> _Task objective_: Give every line again exactly as it appears, please, but not the pictures.

> _Data supplied_:
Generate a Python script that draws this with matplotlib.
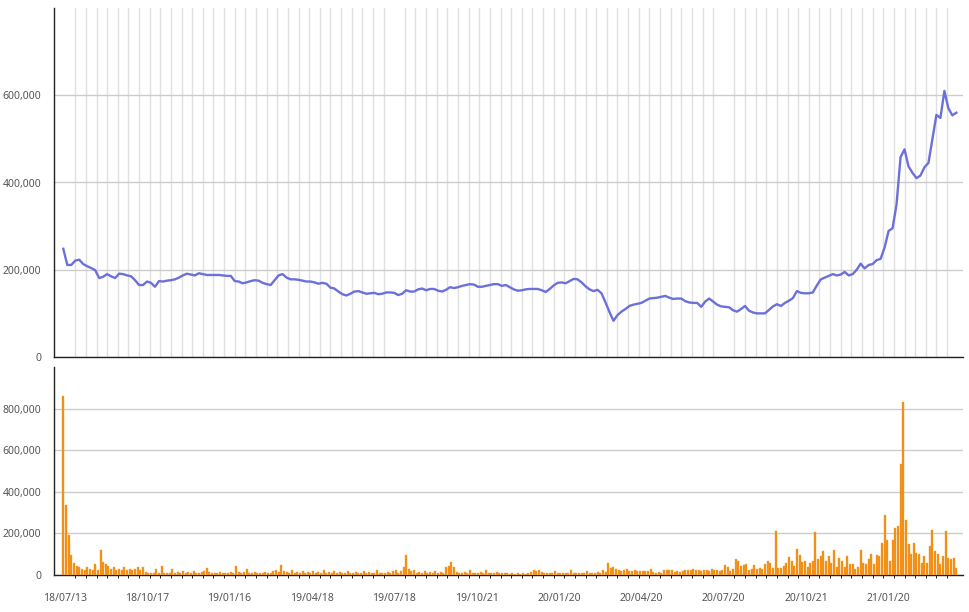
import numpy as np
import matplotlib
matplotlib.use("Agg")
import matplotlib.pyplot as plt
from matplotlib.ticker import FuncFormatter

plt.rcParams['font.family'] = ['Noto Sans', 'DejaVu Sans']

# trading days shown (index on a category axis)
n_days = 673

# closing price, every 3rd trading day (thousands)
price = [248, 211, 211, 221, 223, 213, 208, 204, 199, 181,
         184, 190, 185, 181, 191, 190, 187, 185, 176, 165,
         165, 173, 170, 161, 174, 173, 175, 176, 178, 182,
         187, 191, 189, 187, 192, 190, 188, 188, 188, 188,
         187, 186, 186, 174, 173, 169, 171, 174, 176, 175,
         170, 167, 165, 176, 187, 190, 182, 178, 178, 177,
         175, 173, 173, 171, 168, 170, 168, 159, 157, 150,
         144, 141, 145, 150, 151, 148, 145, 146, 147, 144,
         145, 148, 148, 147, 142, 145, 153, 150, 150, 155,
         157, 153, 156, 156, 152, 150, 154, 160, 158, 160,
         163, 165, 167, 166, 161, 161, 163, 165, 167, 167,
         163, 165, 160, 155, 152, 153, 155, 156, 156, 156,
         153, 149, 156, 164, 170, 171, 169, 174, 179, 178,
         171, 162, 155, 151, 154, 146, 125, 103, 83, 96,
         104, 110, 117, 120, 122, 124, 129, 134, 135, 136,
         138, 140, 136, 133, 134, 134, 128, 125, 124, 124,
         115, 127, 134, 127, 120, 116, 115, 114, 107, 104,
         110, 117, 106, 102, 100, 100, 100, 108, 116, 121,
         117, 124, 129, 135, 151, 147, 146, 146, 148, 164,
         178, 182, 186, 190, 187, 189, 195, 187, 190, 200,
         214, 203, 211, 213, 222, 225, 251, 289, 295, 350,
         458, 476, 437, 422, 410, 416, 435, 445, 500, 555,
         548, 610, 570, 554, 560]

# volume, every 2nd trading day (thousands)
volume = [860, 337, 193, 96, 60, 45, 40, 30, 24, 37,
          30, 24, 53, 24, 120, 62, 53, 45, 30, 37,
          24, 30, 24, 37, 22, 30, 24, 30, 37, 22,
          37, 15, 10, 12, 10, 28, 12, 43, 10, 12,
          10, 28, 10, 15, 10, 20, 10, 15, 10, 20,
          12, 10, 15, 20, 33, 15, 10, 12, 10, 15,
          10, 12, 10, 15, 12, 43, 15, 12, 15, 28,
          12, 10, 15, 10, 12, 10, 15, 10, 12, 20,
          24, 15, 50, 20, 15, 12, 22, 12, 15, 10,
          20, 12, 15, 10, 20, 12, 15, 10, 22, 12,
          15, 10, 20, 12, 15, 10, 12, 20, 12, 10,
          15, 10, 12, 20, 10, 15, 12, 10, 22, 10,
          12, 10, 15, 12, 20, 25, 12, 20, 37, 96,
          30, 20, 25, 12, 15, 10, 20, 12, 15, 10,
          20, 12, 15, 12, 40, 43, 61, 40, 15, 12,
          10, 15, 12, 22, 10, 12, 10, 15, 12, 24,
          10, 12, 10, 15, 10, 12, 10, 8, 6, 8,
          5, 8, 6, 8, 5, 10, 15, 22, 18, 22,
          15, 10, 12, 8, 10, 20, 10, 12, 8, 10,
          12, 25, 10, 12, 10, 8, 12, 20, 10, 12,
          10, 15, 12, 22, 15, 60, 35, 40, 30, 22,
          20, 25, 30, 20, 18, 22, 17, 20, 17, 20,
          17, 30, 15, 12, 15, 12, 22, 25, 22, 25,
          15, 18, 15, 20, 25, 22, 25, 30, 22, 25,
          20, 25, 25, 20, 30, 22, 22, 18, 25, 50,
          40, 20, 30, 79, 67, 43, 50, 51, 25, 27,
          48, 27, 35, 27, 51, 67, 59, 35, 212, 35,
          35, 43, 59, 87, 67, 43, 127, 96, 64, 67,
          40, 59, 67, 207, 75, 92, 116, 67, 92, 59,
          119, 40, 84, 67, 40, 92, 51, 51, 30, 40,
          119, 59, 51, 75, 100, 51, 96, 92, 156, 287,
          167, 67, 167, 228, 236, 533, 830, 263, 148, 100,
          156, 108, 100, 59, 92, 59, 140, 215, 116, 100,
          55, 92, 212, 84, 75, 84, 35]

date_labels = ['18/07/13', '18/10/17', '19/01/16', '19/04/18', '19/07/18', '19/10/21',
               '20/01/20', '20/04/20', '20/07/20', '20/10/21', '21/01/20']

price_x = np.arange(0, n_days, 3)
volume_x = np.arange(0, n_days, 2)
price_v = np.array(price) * 1000
volume_v = np.array(volume) * 1000

fig = plt.figure(figsize=(9.69, 6.12), dpi=100)
ax1 = fig.add_axes([54 / 969, 1 - 357 / 612, 909 / 969, 349 / 612])
ax2 = fig.add_axes([54 / 969, 1 - 575 / 612, 909 / 969, 208 / 612], sharex=ax1)

fmt = FuncFormatter(lambda v, p: f'{int(v):,}')

# price panel
ax1.plot(price_x, price_v, color='#6c70d9', linewidth=1.7, zorder=3)
ax1.set_ylim(0, 800000)
ax1.set_yticks([0, 200000, 400000, 600000])
ax1.yaxis.set_major_formatter(fmt)
ax1.set_xticks(np.arange(1, n_days, 8), minor=True)
ax1.grid(True, axis='y', color='#cccccc', linewidth=1)
ax1.grid(True, axis='x', which='minor', color='#e0e0e0', linewidth=1)
ax1.tick_params(axis='x', which='both', length=0, labelbottom=False)

# volume panel
ax2.bar(volume_x, volume_v, width=1.5, color='#f5890f', edgecolor='#eaa83a',
        linewidth=0.3, zorder=3)
ax2.set_ylim(0, 1000000)
ax2.set_yticks([0, 200000, 400000, 600000, 800000])
ax2.yaxis.set_major_formatter(fmt)
ax2.grid(True, axis='y', color='#cccccc', linewidth=1)
ax2.set_xticks(np.arange(1, n_days, 62)[:len(date_labels)])
ax2.set_xticklabels(date_labels)
ax2.tick_params(axis='x', length=0, pad=13)

ax1.set_xlim(-7, 672 + 5)

for ax in (ax1, ax2):
    ax.set_axisbelow(True)
    for s in ('top', 'right'):
        ax.spines[s].set_visible(False)
    for s in ('left', 'bottom'):
        ax.spines[s].set_color('#222222')
        ax.spines[s].set_linewidth(1)
    ax.tick_params(axis='y', length=0, pad=9, labelsize=7.5, labelcolor='#555555')
    ax.tick_params(axis='x', labelsize=7.5, labelcolor='#555555')

fig.savefig('out.png', dpi=100)
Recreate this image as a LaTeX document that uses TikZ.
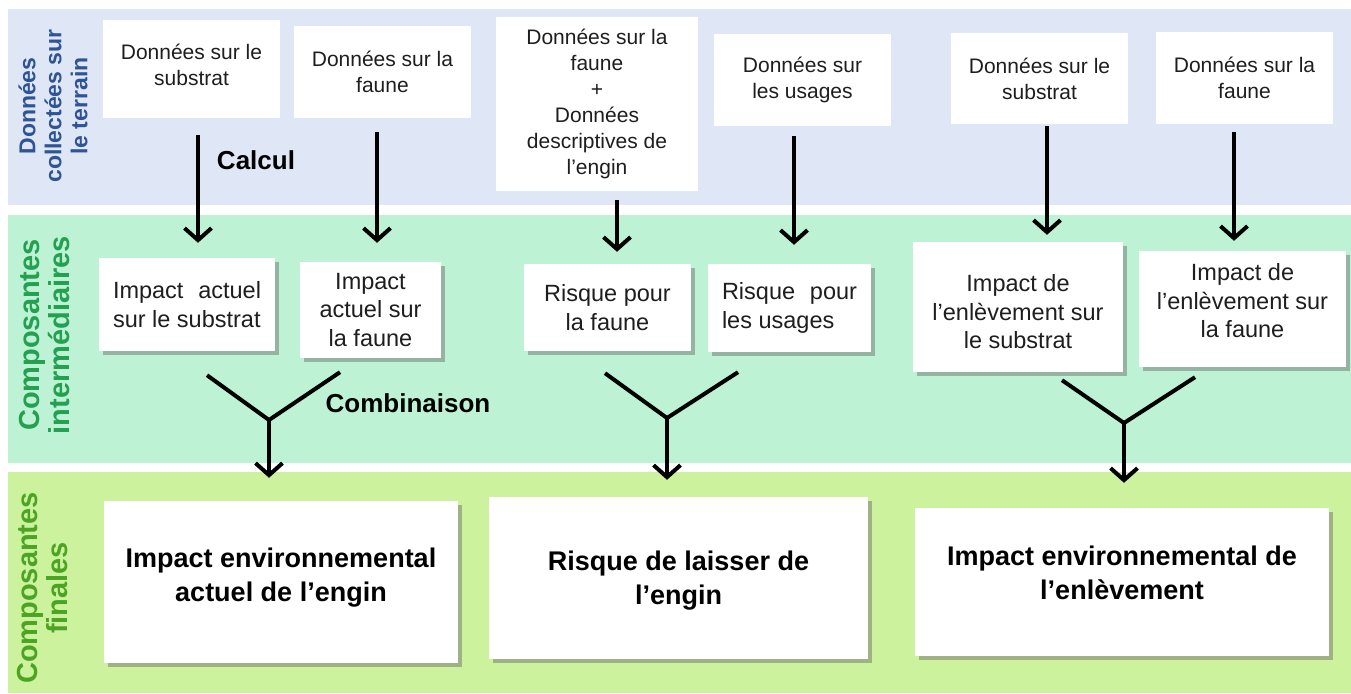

> _Task response_:
Generate a Python script that draws this with matplotlib.
import numpy as np
import matplotlib
matplotlib.use("Agg")
import matplotlib.pyplot as plt
from matplotlib.ticker import FuncFormatter

plt.rcParams['font.family'] = ['Noto Sans', 'DejaVu Sans']

# trading days shown (index on a category axis)
n_days = 673

# closing price, every 3rd trading day (thousands)
price = [248, 211, 211, 221, 223, 213, 208, 204, 199, 181,
         184, 190, 185, 181, 191, 190, 187, 185, 176, 165,
         165, 173, 170, 161, 174, 173, 175, 176, 178, 182,
         187, 191, 189, 187, 192, 190, 188, 188, 188, 188,
         187, 186, 186, 174, 173, 169, 171, 174, 176, 175,
         170, 167, 165, 176, 187, 190, 182, 178, 178, 177,
         175, 173, 173, 171, 168, 170, 168, 159, 157, 150,
         144, 141, 145, 150, 151, 148, 145, 146, 147, 144,
         145, 148, 148, 147, 142, 145, 153, 150, 150, 155,
         157, 153, 156, 156, 152, 150, 154, 160, 158, 160,
         163, 165, 167, 166, 161, 161, 163, 165, 167, 167,
         163, 165, 160, 155, 152, 153, 155, 156, 156, 156,
         153, 149, 156, 164, 170, 171, 169, 174, 179, 178,
         171, 162, 155, 151, 154, 146, 125, 103, 83, 96,
         104, 110, 117, 120, 122, 124, 129, 134, 135, 136,
         138, 140, 136, 133, 134, 134, 128, 125, 124, 124,
         115, 127, 134, 127, 120, 116, 115, 114, 107, 104,
         110, 117, 106, 102, 100, 100, 100, 108, 116, 121,
         117, 124, 129, 135, 151, 147, 146, 146, 148, 164,
         178, 182, 186, 190, 187, 189, 195, 187, 190, 200,
         214, 203, 211, 213, 222, 225, 251, 289, 295, 350,
         458, 476, 437, 422, 410, 416, 435, 445, 500, 555,
         548, 610, 570, 554, 560]

# volume, every 2nd trading day (thousands)
volume = [860, 337, 193, 96, 60, 45, 40, 30, 24, 37,
          30, 24, 53, 24, 120, 62, 53, 45, 30, 37,
          24, 30, 24, 37, 22, 30, 24, 30, 37, 22,
          37, 15, 10, 12, 10, 28, 12, 43, 10, 12,
          10, 28, 10, 15, 10, 20, 10, 15, 10, 20,
          12, 10, 15, 20, 33, 15, 10, 12, 10, 15,
          10, 12, 10, 15, 12, 43, 15, 12, 15, 28,
          12, 10, 15, 10, 12, 10, 15, 10, 12, 20,
          24, 15, 50, 20, 15, 12, 22, 12, 15, 10,
          20, 12, 15, 10, 20, 12, 15, 10, 22, 12,
          15, 10, 20, 12, 15, 10, 12, 20, 12, 10,
          15, 10, 12, 20, 10, 15, 12, 10, 22, 10,
          12, 10, 15, 12, 20, 25, 12, 20, 37, 96,
          30, 20, 25, 12, 15, 10, 20, 12, 15, 10,
          20, 12, 15, 12, 40, 43, 61, 40, 15, 12,
          10, 15, 12, 22, 10, 12, 10, 15, 12, 24,
          10, 12, 10, 15, 10, 12, 10, 8, 6, 8,
          5, 8, 6, 8, 5, 10, 15, 22, 18, 22,
          15, 10, 12, 8, 10, 20, 10, 12, 8, 10,
          12, 25, 10, 12, 10, 8, 12, 20, 10, 12,
          10, 15, 12, 22, 15, 60, 35, 40, 30, 22,
          20, 25, 30, 20, 18, 22, 17, 20, 17, 20,
          17, 30, 15, 12, 15, 12, 22, 25, 22, 25,
          15, 18, 15, 20, 25, 22, 25, 30, 22, 25,
          20, 25, 25, 20, 30, 22, 22, 18, 25, 50,
          40, 20, 30, 79, 67, 43, 50, 51, 25, 27,
          48, 27, 35, 27, 51, 67, 59, 35, 212, 35,
          35, 43, 59, 87, 67, 43, 127, 96, 64, 67,
          40, 59, 67, 207, 75, 92, 116, 67, 92, 59,
          119, 40, 84, 67, 40, 92, 51, 51, 30, 40,
          119, 59, 51, 75, 100, 51, 96, 92, 156, 287,
          167, 67, 167, 228, 236, 533, 830, 263, 148, 100,
          156, 108, 100, 59, 92, 59, 140, 215, 116, 100,
          55, 92, 212, 84, 75, 84, 35]

date_labels = ['18/07/13', '18/10/17', '19/01/16', '19/04/18', '19/07/18', '19/10/21',
               '20/01/20', '20/04/20', '20/07/20', '20/10/21', '21/01/20']

price_x = np.arange(0, n_days, 3)
volume_x = np.arange(0, n_days, 2)
price_v = np.array(price) * 1000
volume_v = np.array(volume) * 1000

fig = plt.figure(figsize=(9.69, 6.12), dpi=100)
ax1 = fig.add_axes([54 / 969, 1 - 357 / 612, 909 / 969, 349 / 612])
ax2 = fig.add_axes([54 / 969, 1 - 575 / 612, 909 / 969, 208 / 612], sharex=ax1)

fmt = FuncFormatter(lambda v, p: f'{int(v):,}')

# price panel
ax1.plot(price_x, price_v, color='#6c70d9', linewidth=1.7, zorder=3)
ax1.set_ylim(0, 800000)
ax1.set_yticks([0, 200000, 400000, 600000])
ax1.yaxis.set_major_formatter(fmt)
ax1.set_xticks(np.arange(1, n_days, 8), minor=True)
ax1.grid(True, axis='y', color='#cccccc', linewidth=1)
ax1.grid(True, axis='x', which='minor', color='#e0e0e0', linewidth=1)
ax1.tick_params(axis='x', which='both', length=0, labelbottom=False)

# volume panel
ax2.bar(volume_x, volume_v, width=1.5, color='#f5890f', edgecolor='#eaa83a',
        linewidth=0.3, zorder=3)
ax2.set_ylim(0, 1000000)
ax2.set_yticks([0, 200000, 400000, 600000, 800000])
ax2.yaxis.set_major_formatter(fmt)
ax2.grid(True, axis='y', color='#cccccc', linewidth=1)
ax2.set_xticks(np.arange(1, n_days, 62)[:len(date_labels)])
ax2.set_xticklabels(date_labels)
ax2.tick_params(axis='x', length=0, pad=13)

ax1.set_xlim(-7, 672 + 5)

for ax in (ax1, ax2):
    ax.set_axisbelow(True)
    for s in ('top', 'right'):
        ax.spines[s].set_visible(False)
    for s in ('left', 'bottom'):
        ax.spines[s].set_color('#222222')
        ax.spines[s].set_linewidth(1)
    ax.tick_params(axis='y', length=0, pad=9, labelsize=7.5, labelcolor='#555555')
    ax.tick_params(axis='x', labelsize=7.5, labelcolor='#555555')

fig.savefig('out.png', dpi=100)
Recreate this image as a LaTeX document that uses TikZ.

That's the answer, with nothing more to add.